--- Your goal ---
Make an exact transcription of the material, leaving out all images.

--- Collected material ---
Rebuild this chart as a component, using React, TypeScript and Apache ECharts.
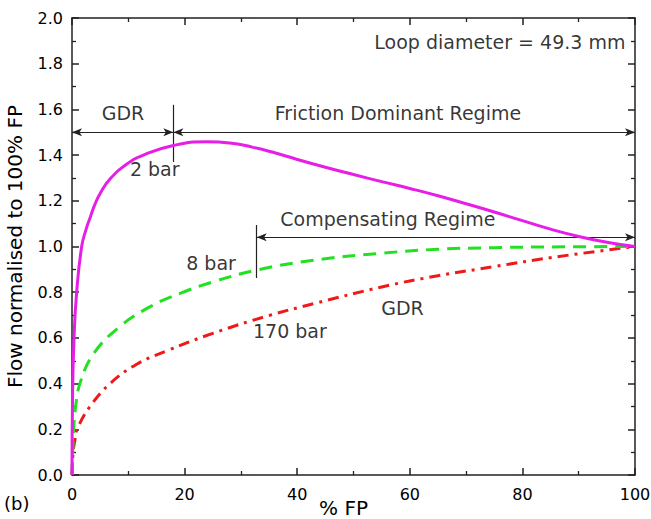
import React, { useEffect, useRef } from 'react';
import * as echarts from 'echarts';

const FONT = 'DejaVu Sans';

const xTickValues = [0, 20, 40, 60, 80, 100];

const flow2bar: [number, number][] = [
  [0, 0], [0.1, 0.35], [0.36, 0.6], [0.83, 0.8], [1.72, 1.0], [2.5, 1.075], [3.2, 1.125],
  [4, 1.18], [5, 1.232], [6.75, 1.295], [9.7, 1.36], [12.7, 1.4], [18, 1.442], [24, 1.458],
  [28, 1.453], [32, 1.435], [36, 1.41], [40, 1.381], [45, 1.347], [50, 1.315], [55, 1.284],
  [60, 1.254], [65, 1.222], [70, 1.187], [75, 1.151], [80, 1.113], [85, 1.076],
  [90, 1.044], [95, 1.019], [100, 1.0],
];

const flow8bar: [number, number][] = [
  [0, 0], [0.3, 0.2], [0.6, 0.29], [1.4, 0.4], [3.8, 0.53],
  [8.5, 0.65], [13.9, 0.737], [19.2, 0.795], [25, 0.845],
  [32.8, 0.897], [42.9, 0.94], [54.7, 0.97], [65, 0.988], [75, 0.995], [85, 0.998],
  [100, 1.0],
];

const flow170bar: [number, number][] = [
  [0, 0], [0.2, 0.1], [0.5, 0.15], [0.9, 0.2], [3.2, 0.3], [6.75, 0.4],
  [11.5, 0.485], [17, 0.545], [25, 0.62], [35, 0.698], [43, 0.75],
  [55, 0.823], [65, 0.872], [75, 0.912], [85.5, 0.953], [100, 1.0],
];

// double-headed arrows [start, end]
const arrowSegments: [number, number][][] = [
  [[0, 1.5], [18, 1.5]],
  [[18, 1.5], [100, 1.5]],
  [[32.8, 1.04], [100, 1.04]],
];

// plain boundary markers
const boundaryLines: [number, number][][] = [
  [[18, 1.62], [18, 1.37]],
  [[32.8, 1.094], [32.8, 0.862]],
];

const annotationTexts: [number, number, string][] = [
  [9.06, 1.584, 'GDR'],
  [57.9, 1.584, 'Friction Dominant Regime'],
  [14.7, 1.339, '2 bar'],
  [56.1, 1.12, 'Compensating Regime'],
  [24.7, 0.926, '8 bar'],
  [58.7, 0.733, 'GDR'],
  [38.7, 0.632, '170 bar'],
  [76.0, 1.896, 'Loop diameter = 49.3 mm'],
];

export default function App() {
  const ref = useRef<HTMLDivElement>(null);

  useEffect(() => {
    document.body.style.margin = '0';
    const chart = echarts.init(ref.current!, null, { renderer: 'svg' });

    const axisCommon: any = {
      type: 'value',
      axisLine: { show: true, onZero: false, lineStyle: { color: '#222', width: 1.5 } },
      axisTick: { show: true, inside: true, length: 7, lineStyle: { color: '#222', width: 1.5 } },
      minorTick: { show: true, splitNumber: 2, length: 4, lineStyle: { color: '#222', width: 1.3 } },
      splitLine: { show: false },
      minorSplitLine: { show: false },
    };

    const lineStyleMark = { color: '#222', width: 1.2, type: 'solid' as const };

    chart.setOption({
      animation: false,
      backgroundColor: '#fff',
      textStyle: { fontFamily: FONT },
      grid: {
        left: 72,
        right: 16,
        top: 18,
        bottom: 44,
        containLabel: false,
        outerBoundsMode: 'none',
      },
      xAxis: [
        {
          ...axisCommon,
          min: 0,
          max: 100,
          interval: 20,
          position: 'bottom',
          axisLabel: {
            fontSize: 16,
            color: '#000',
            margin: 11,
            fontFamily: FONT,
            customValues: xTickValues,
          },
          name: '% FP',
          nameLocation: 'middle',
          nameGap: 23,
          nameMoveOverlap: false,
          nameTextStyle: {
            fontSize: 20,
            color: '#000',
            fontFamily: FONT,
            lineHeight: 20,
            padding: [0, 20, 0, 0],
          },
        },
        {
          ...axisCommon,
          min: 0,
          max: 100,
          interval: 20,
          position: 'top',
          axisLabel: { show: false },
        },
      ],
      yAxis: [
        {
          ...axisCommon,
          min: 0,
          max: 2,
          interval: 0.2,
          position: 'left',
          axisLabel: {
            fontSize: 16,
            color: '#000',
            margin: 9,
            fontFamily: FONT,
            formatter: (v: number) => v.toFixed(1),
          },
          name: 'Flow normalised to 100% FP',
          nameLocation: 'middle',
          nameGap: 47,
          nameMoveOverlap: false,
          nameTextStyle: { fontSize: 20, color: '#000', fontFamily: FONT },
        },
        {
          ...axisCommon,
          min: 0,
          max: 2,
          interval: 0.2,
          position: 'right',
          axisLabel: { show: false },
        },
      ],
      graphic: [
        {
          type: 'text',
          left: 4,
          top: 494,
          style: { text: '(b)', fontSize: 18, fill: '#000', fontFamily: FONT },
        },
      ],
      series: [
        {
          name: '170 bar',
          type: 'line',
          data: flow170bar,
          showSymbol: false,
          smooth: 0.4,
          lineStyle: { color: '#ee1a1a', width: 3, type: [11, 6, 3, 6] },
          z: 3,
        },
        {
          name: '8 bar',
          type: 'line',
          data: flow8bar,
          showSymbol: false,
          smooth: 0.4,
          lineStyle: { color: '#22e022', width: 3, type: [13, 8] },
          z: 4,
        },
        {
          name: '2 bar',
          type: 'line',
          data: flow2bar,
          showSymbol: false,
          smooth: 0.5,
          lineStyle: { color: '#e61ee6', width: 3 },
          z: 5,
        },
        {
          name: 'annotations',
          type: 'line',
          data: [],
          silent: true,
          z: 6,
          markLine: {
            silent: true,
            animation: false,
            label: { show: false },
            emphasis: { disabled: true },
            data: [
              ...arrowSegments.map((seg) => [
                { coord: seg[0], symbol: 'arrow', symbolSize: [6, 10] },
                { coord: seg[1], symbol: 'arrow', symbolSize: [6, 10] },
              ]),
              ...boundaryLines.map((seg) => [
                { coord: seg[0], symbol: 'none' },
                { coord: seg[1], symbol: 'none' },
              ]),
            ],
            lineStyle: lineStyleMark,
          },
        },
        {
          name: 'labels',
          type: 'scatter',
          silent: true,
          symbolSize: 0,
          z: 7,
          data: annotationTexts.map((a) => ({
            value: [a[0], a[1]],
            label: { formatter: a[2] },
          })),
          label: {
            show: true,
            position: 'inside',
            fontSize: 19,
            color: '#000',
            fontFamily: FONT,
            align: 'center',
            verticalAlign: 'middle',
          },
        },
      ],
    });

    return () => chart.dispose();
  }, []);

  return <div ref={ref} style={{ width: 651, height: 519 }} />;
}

--- Result of this exercise ---
Rebuild this chart as a component, using React, TypeScript and Apache ECharts.
import React, { useEffect, useRef } from 'react';
import * as echarts from 'echarts';

const FONT = 'DejaVu Sans';

const xTickValues = [0, 20, 40, 60, 80, 100];

const flow2bar: [number, number][] = [
  [0, 0], [0.1, 0.35], [0.36, 0.6], [0.83, 0.8], [1.72, 1.0], [2.5, 1.075], [3.2, 1.125],
  [4, 1.18], [5, 1.232], [6.75, 1.295], [9.7, 1.36], [12.7, 1.4], [18, 1.442], [24, 1.458],
  [28, 1.453], [32, 1.435], [36, 1.41], [40, 1.381], [45, 1.347], [50, 1.315], [55, 1.284],
  [60, 1.254], [65, 1.222], [70, 1.187], [75, 1.151], [80, 1.113], [85, 1.076],
  [90, 1.044], [95, 1.019], [100, 1.0],
];

const flow8bar: [number, number][] = [
  [0, 0], [0.3, 0.2], [0.6, 0.29], [1.4, 0.4], [3.8, 0.53],
  [8.5, 0.65], [13.9, 0.737], [19.2, 0.795], [25, 0.845],
  [32.8, 0.897], [42.9, 0.94], [54.7, 0.97], [65, 0.988], [75, 0.995], [85, 0.998],
  [100, 1.0],
];

const flow170bar: [number, number][] = [
  [0, 0], [0.2, 0.1], [0.5, 0.15], [0.9, 0.2], [3.2, 0.3], [6.75, 0.4],
  [11.5, 0.485], [17, 0.545], [25, 0.62], [35, 0.698], [43, 0.75],
  [55, 0.823], [65, 0.872], [75, 0.912], [85.5, 0.953], [100, 1.0],
];

// double-headed arrows [start, end]
const arrowSegments: [number, number][][] = [
  [[0, 1.5], [18, 1.5]],
  [[18, 1.5], [100, 1.5]],
  [[32.8, 1.04], [100, 1.04]],
];

// plain boundary markers
const boundaryLines: [number, number][][] = [
  [[18, 1.62], [18, 1.37]],
  [[32.8, 1.094], [32.8, 0.862]],
];

const annotationTexts: [number, number, string][] = [
  [9.06, 1.584, 'GDR'],
  [57.9, 1.584, 'Friction Dominant Regime'],
  [14.7, 1.339, '2 bar'],
  [56.1, 1.12, 'Compensating Regime'],
  [24.7, 0.926, '8 bar'],
  [58.7, 0.733, 'GDR'],
  [38.7, 0.632, '170 bar'],
  [76.0, 1.896, 'Loop diameter = 49.3 mm'],
];

export default function App() {
  const ref = useRef<HTMLDivElement>(null);

  useEffect(() => {
    document.body.style.margin = '0';
    const chart = echarts.init(ref.current!, null, { renderer: 'svg' });

    const axisCommon: any = {
      type: 'value',
      axisLine: { show: true, onZero: false, lineStyle: { color: '#222', width: 1.5 } },
      axisTick: { show: true, inside: true, length: 7, lineStyle: { color: '#222', width: 1.5 } },
      minorTick: { show: true, splitNumber: 2, length: 4, lineStyle: { color: '#222', width: 1.3 } },
      splitLine: { show: false },
      minorSplitLine: { show: false },
    };

    const lineStyleMark = { color: '#222', width: 1.2, type: 'solid' as const };

    chart.setOption({
      animation: false,
      backgroundColor: '#fff',
      textStyle: { fontFamily: FONT },
      grid: {
        left: 72,
        right: 16,
        top: 18,
        bottom: 44,
        containLabel: false,
        outerBoundsMode: 'none',
      },
      xAxis: [
        {
          ...axisCommon,
          min: 0,
          max: 100,
          interval: 20,
          position: 'bottom',
          axisLabel: {
            fontSize: 16,
            color: '#000',
            margin: 11,
            fontFamily: FONT,
            customValues: xTickValues,
          },
          name: '% FP',
          nameLocation: 'middle',
          nameGap: 23,
          nameMoveOverlap: false,
          nameTextStyle: {
            fontSize: 20,
            color: '#000',
            fontFamily: FONT,
            lineHeight: 20,
            padding: [0, 20, 0, 0],
          },
        },
        {
          ...axisCommon,
          min: 0,
          max: 100,
          interval: 20,
          position: 'top',
          axisLabel: { show: false },
        },
      ],
      yAxis: [
        {
          ...axisCommon,
          min: 0,
          max: 2,
          interval: 0.2,
          position: 'left',
          axisLabel: {
            fontSize: 16,
            color: '#000',
            margin: 9,
            fontFamily: FONT,
            formatter: (v: number) => v.toFixed(1),
          },
          name: 'Flow normalised to 100% FP',
          nameLocation: 'middle',
          nameGap: 47,
          nameMoveOverlap: false,
          nameTextStyle: { fontSize: 20, color: '#000', fontFamily: FONT },
        },
        {
          ...axisCommon,
          min: 0,
          max: 2,
          interval: 0.2,
          position: 'right',
          axisLabel: { show: false },
        },
      ],
      graphic: [
        {
          type: 'text',
          left: 4,
          top: 494,
          style: { text: '(b)', fontSize: 18, fill: '#000', fontFamily: FONT },
        },
      ],
      series: [
        {
          name: '170 bar',
          type: 'line',
          data: flow170bar,
          showSymbol: false,
          smooth: 0.4,
          lineStyle: { color: '#ee1a1a', width: 3, type: [11, 6, 3, 6] },
          z: 3,
        },
        {
          name: '8 bar',
          type: 'line',
          data: flow8bar,
          showSymbol: false,
          smooth: 0.4,
          lineStyle: { color: '#22e022', width: 3, type: [13, 8] },
          z: 4,
        },
        {
          name: '2 bar',
          type: 'line',
          data: flow2bar,
          showSymbol: false,
          smooth: 0.5,
          lineStyle: { color: '#e61ee6', width: 3 },
          z: 5,
        },
        {
          name: 'annotations',
          type: 'line',
          data: [],
          silent: true,
          z: 6,
          markLine: {
            silent: true,
            animation: false,
            label: { show: false },
            emphasis: { disabled: true },
            data: [
              ...arrowSegments.map((seg) => [
                { coord: seg[0], symbol: 'arrow', symbolSize: [6, 10] },
                { coord: seg[1], symbol: 'arrow', symbolSize: [6, 10] },
              ]),
              ...boundaryLines.map((seg) => [
                { coord: seg[0], symbol: 'none' },
                { coord: seg[1], symbol: 'none' },
              ]),
            ],
            lineStyle: lineStyleMark,
          },
        },
        {
          name: 'labels',
          type: 'scatter',
          silent: true,
          symbolSize: 0,
          z: 7,
          data: annotationTexts.map((a) => ({
            value: [a[0], a[1]],
            label: { formatter: a[2] },
          })),
          label: {
            show: true,
            position: 'inside',
            fontSize: 19,
            color: '#000',
            fontFamily: FONT,
            align: 'center',
            verticalAlign: 'middle',
          },
        },
      ],
    });

    return () => chart.dispose();
  }, []);

  return <div ref={ref} style={{ width: 651, height: 519 }} />;
}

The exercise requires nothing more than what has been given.